1.3. Il motivo è, dunque, ammissibile ed è anche fondato. La sentenza, nel convalidare l’argomentazione già descritta e posta a fondamento dell’accertamento ha trascurato il disposto dell’art. 5, comma 3, d.lgs. 147/2015 e l’interpretazione della stessa disposizione offerta da copiosa giurisprudenza di questa Corte.

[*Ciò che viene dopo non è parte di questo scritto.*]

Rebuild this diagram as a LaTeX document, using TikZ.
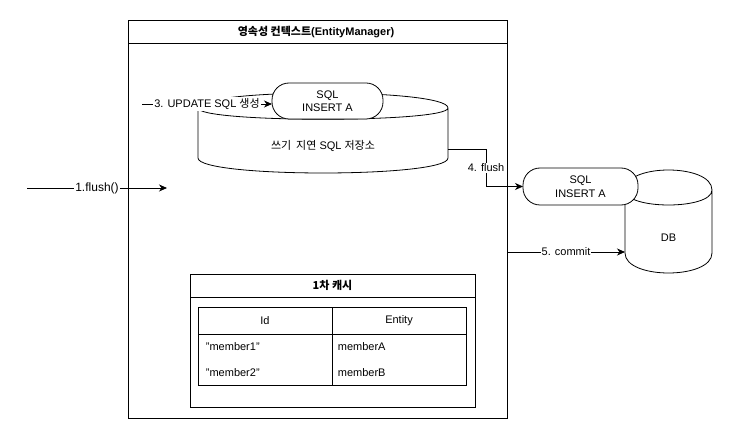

In tal senso si consideri che: «in tema di accertamento delle imposte sui redditi, l’art. 5, comma 3, del d.lgs. n. 147 del 2015 – che, quale norma di interpretazione autentica, ha efficacia retroattiva esclude che l’Amministrazione finanziaria possa ancora procedere ad accertare, in via induttiva, la plusvalenza patrimoniale realizzata a seguito di cessione di immobile o di azienda solo sulla base del valore dichiarato, accertato o definito ai fini dell’imposta di registro» (Cass. 17/05/2017, n. 12265); e ancora: «in tema di imposte sui redditi, la norma di interpretazione autentica di cui all’art. 5, comma 3, del d.lgs. n. 147 del 2015, avente efficacia retroattiva, esclude che l’Amministrazione finanziaria possa determinare, in via induttiva, la plusvalenza realizzata dalla cessione di immobili e di aziende solo sulla base del valore dichiarato, accertato o definito ai fini dell’imposta di registro, ipotecaria o catastale, dovendo l’Ufficio individuare ulteriori indizi, gravi, precisi e concordanti, che supportino l’accertamento del maggior corrispettivo rispetto a quanto dichiarato dal contribuente,
su cui grava la prova contraria» (Cass. 08/05/2019, n. 12131). Nella specie, giova ribadirlo, l’accertamento si fondava in via pressoché esclusiva sulla dedotta equiparazione e le ulteriori argomentazioni non sorreggevano l’accertamento, ma sono state offerte dall’Ufficio solo in via generica e nella fase contenziosa.
Il ricorso deve, così, essere accolto con rinvio alla Corte di giustizia tributaria di secondo grado competente che regolerà anche le spese del giudizio di legittimità.
P.Q.M.
accoglie il ricorso, cassa la sentenza impugnata e rinvia alla Corte di giustizia tributaria di secondo grado della Calabria, in diversa composizione, cui è demandata anche la regolazione delle spese del giudizio di legittimità.
Così deciso in Roma, nella camera di consiglio, del 3 ottobre 2024.